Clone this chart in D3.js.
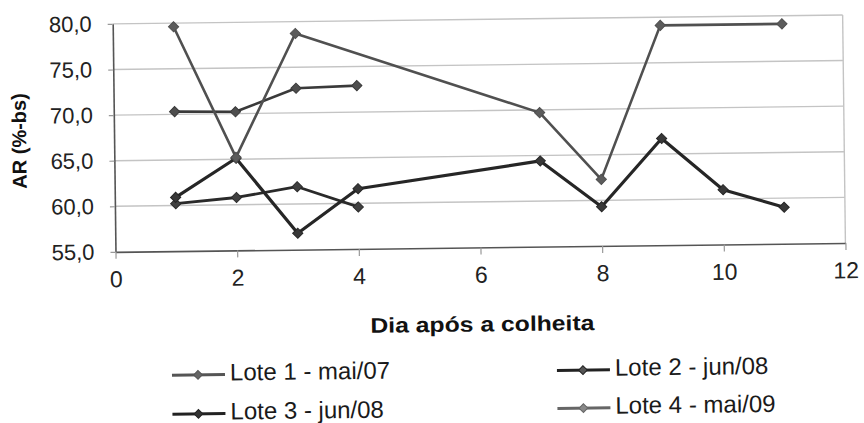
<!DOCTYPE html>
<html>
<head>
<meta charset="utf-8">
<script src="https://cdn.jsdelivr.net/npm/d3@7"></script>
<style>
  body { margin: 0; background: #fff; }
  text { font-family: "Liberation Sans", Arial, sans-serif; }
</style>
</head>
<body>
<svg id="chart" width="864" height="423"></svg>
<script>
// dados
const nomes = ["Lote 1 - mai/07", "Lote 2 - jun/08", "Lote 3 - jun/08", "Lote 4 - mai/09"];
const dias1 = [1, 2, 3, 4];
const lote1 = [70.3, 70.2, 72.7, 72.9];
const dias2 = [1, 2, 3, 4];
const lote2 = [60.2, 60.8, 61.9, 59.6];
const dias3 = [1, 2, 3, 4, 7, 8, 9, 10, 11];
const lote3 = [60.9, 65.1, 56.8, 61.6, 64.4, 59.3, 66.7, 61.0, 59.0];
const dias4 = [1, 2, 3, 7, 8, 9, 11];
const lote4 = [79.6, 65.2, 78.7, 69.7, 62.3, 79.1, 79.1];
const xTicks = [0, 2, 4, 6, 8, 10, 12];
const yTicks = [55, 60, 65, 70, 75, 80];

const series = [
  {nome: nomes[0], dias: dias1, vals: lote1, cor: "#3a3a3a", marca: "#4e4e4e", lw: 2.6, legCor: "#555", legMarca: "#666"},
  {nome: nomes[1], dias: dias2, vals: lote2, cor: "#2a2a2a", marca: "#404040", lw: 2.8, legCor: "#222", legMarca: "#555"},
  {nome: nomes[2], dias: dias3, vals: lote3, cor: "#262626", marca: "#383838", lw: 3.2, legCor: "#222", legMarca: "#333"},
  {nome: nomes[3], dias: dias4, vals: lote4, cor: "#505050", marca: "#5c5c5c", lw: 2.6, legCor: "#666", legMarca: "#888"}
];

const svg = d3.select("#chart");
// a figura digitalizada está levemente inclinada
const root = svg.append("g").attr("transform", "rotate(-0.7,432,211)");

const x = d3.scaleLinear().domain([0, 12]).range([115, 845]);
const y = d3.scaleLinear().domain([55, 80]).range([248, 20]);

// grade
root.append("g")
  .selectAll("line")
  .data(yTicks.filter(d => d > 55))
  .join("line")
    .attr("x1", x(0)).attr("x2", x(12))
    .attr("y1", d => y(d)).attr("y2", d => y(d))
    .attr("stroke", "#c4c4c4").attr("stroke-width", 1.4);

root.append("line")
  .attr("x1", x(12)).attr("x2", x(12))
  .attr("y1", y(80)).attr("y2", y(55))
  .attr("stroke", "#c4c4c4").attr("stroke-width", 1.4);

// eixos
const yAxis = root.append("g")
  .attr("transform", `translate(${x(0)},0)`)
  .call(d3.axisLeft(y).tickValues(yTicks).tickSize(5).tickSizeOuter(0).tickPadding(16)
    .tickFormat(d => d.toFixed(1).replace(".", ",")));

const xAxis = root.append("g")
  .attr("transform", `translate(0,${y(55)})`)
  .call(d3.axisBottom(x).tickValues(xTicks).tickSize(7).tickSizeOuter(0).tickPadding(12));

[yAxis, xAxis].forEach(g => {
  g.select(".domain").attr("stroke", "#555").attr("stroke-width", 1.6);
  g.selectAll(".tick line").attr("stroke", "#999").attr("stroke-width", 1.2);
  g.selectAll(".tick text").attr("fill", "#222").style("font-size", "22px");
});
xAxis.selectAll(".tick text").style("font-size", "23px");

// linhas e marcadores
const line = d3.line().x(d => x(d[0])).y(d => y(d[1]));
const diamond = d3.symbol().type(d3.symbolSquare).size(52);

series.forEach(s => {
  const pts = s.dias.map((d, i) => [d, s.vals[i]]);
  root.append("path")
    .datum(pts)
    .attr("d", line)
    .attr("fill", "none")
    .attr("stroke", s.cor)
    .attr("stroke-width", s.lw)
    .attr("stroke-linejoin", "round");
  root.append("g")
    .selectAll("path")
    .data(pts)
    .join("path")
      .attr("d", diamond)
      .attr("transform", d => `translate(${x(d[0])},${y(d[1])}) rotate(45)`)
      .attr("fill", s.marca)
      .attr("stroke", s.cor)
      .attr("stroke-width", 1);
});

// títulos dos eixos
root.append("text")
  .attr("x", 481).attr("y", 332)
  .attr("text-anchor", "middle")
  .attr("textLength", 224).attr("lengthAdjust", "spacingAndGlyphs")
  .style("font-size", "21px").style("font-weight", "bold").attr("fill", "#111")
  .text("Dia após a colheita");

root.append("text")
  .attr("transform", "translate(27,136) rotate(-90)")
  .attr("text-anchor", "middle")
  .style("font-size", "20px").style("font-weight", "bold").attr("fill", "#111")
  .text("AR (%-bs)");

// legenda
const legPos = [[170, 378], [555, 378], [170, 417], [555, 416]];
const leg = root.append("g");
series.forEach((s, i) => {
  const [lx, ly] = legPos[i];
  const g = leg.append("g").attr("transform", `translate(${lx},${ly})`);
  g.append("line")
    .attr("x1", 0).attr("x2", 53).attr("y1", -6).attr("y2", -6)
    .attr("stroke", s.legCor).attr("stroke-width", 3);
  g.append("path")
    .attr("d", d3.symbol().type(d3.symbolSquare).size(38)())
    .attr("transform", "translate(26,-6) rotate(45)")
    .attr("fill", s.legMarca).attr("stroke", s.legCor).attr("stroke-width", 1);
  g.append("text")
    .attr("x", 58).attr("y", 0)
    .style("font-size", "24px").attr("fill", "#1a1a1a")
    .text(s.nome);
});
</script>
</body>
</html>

- [Stated goal] List every line above that contains the word "chart".

- [Written answer]
Clone this chart in D3.js.
<svg id="chart" width="864" height="423"></svg>
const svg = d3.select("#chart");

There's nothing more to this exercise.